— start of Exercise material —

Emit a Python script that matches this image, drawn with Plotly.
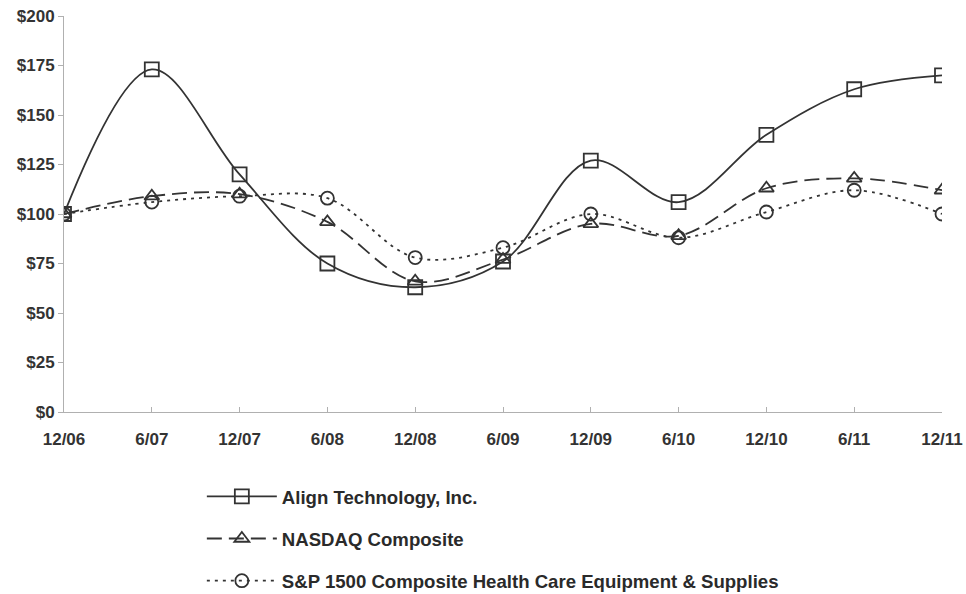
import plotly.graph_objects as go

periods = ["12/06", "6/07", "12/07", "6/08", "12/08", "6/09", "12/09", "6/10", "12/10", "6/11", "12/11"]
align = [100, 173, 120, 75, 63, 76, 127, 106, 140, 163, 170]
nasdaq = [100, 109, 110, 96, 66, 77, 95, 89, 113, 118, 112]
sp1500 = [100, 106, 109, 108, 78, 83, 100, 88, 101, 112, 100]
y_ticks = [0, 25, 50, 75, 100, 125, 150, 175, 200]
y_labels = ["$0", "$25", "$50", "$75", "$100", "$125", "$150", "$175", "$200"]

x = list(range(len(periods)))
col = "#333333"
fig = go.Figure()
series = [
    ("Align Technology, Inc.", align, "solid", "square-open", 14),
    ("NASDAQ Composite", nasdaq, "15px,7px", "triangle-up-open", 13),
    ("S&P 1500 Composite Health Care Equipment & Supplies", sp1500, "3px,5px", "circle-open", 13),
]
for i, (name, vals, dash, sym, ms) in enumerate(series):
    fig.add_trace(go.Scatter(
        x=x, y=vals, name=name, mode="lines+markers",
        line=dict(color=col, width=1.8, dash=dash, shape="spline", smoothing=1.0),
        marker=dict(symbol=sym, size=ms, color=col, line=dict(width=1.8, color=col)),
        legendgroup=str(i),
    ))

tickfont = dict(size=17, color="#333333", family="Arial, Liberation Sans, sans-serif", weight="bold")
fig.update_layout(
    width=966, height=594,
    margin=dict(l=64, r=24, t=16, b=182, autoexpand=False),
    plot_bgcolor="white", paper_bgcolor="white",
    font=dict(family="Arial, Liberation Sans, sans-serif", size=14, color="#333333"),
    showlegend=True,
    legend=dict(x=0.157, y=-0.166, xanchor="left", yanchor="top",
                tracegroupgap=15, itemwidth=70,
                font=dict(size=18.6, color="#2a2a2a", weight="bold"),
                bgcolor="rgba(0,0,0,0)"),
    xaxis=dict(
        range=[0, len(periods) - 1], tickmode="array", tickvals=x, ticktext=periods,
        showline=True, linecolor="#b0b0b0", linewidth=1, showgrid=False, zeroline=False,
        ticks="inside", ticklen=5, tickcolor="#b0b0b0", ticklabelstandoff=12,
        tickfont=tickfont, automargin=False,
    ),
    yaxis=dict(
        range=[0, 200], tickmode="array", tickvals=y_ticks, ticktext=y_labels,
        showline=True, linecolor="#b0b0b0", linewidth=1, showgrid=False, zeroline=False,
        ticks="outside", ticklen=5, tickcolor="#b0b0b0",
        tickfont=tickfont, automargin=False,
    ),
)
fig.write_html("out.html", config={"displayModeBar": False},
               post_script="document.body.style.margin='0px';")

— end of Exercise material —
— start of Exercise material —

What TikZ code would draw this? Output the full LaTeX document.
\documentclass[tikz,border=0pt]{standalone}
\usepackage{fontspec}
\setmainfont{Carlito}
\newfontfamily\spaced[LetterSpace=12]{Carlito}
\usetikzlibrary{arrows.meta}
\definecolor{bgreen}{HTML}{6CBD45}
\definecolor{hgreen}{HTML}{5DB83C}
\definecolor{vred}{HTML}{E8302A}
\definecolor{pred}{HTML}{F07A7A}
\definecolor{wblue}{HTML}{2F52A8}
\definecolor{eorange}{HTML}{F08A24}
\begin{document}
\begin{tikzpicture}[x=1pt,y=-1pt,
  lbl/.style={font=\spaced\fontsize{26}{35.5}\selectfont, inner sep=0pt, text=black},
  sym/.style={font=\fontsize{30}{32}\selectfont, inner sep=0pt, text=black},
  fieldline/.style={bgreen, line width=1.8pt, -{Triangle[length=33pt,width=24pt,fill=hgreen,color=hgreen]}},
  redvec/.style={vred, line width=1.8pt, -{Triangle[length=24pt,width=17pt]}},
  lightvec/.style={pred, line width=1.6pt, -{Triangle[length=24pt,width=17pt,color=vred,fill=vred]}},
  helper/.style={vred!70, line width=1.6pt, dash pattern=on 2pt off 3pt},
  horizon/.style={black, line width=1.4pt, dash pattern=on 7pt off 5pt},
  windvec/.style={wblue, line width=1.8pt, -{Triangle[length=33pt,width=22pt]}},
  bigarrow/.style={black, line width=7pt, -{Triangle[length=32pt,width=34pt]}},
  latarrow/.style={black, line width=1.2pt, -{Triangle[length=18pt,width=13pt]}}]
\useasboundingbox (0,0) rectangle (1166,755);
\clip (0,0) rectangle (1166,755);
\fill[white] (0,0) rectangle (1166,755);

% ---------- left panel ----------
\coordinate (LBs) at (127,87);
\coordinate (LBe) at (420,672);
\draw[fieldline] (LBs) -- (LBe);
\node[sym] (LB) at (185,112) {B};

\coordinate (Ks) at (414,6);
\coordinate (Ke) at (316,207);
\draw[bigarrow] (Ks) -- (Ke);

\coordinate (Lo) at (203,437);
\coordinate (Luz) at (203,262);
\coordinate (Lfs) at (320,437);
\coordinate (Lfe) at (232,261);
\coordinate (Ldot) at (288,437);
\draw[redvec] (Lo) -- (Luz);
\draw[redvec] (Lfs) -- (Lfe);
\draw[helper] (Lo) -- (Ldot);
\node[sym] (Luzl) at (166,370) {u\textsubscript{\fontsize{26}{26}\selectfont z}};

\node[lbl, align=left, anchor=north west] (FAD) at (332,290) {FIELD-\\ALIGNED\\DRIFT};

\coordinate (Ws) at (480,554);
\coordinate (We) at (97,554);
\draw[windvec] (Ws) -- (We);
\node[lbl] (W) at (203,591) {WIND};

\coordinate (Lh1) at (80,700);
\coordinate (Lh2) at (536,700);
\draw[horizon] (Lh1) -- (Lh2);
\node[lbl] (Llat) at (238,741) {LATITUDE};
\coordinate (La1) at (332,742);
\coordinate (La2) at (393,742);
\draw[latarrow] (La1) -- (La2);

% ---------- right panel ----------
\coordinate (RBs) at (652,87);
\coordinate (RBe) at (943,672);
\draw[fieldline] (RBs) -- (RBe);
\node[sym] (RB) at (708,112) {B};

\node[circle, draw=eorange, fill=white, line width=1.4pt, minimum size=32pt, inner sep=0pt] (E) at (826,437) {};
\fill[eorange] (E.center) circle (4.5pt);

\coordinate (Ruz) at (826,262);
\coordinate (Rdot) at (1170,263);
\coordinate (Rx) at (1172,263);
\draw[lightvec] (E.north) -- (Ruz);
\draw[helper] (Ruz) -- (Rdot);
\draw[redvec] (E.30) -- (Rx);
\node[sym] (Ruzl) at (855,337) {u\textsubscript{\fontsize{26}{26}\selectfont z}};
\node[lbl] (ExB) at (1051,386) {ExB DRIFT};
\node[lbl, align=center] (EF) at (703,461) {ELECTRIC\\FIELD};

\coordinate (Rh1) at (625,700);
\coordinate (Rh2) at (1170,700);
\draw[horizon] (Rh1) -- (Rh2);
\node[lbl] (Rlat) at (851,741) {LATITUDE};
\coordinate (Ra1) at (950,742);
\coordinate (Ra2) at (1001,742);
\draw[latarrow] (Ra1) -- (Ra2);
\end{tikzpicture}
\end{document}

— end of Exercise material —

Your goal:
Where a line in the entries holds the word "this", copy that line.

Task solution:
Emit a Python script that matches this image, drawn with Plotly.
What TikZ code would draw this? Output the full LaTeX document.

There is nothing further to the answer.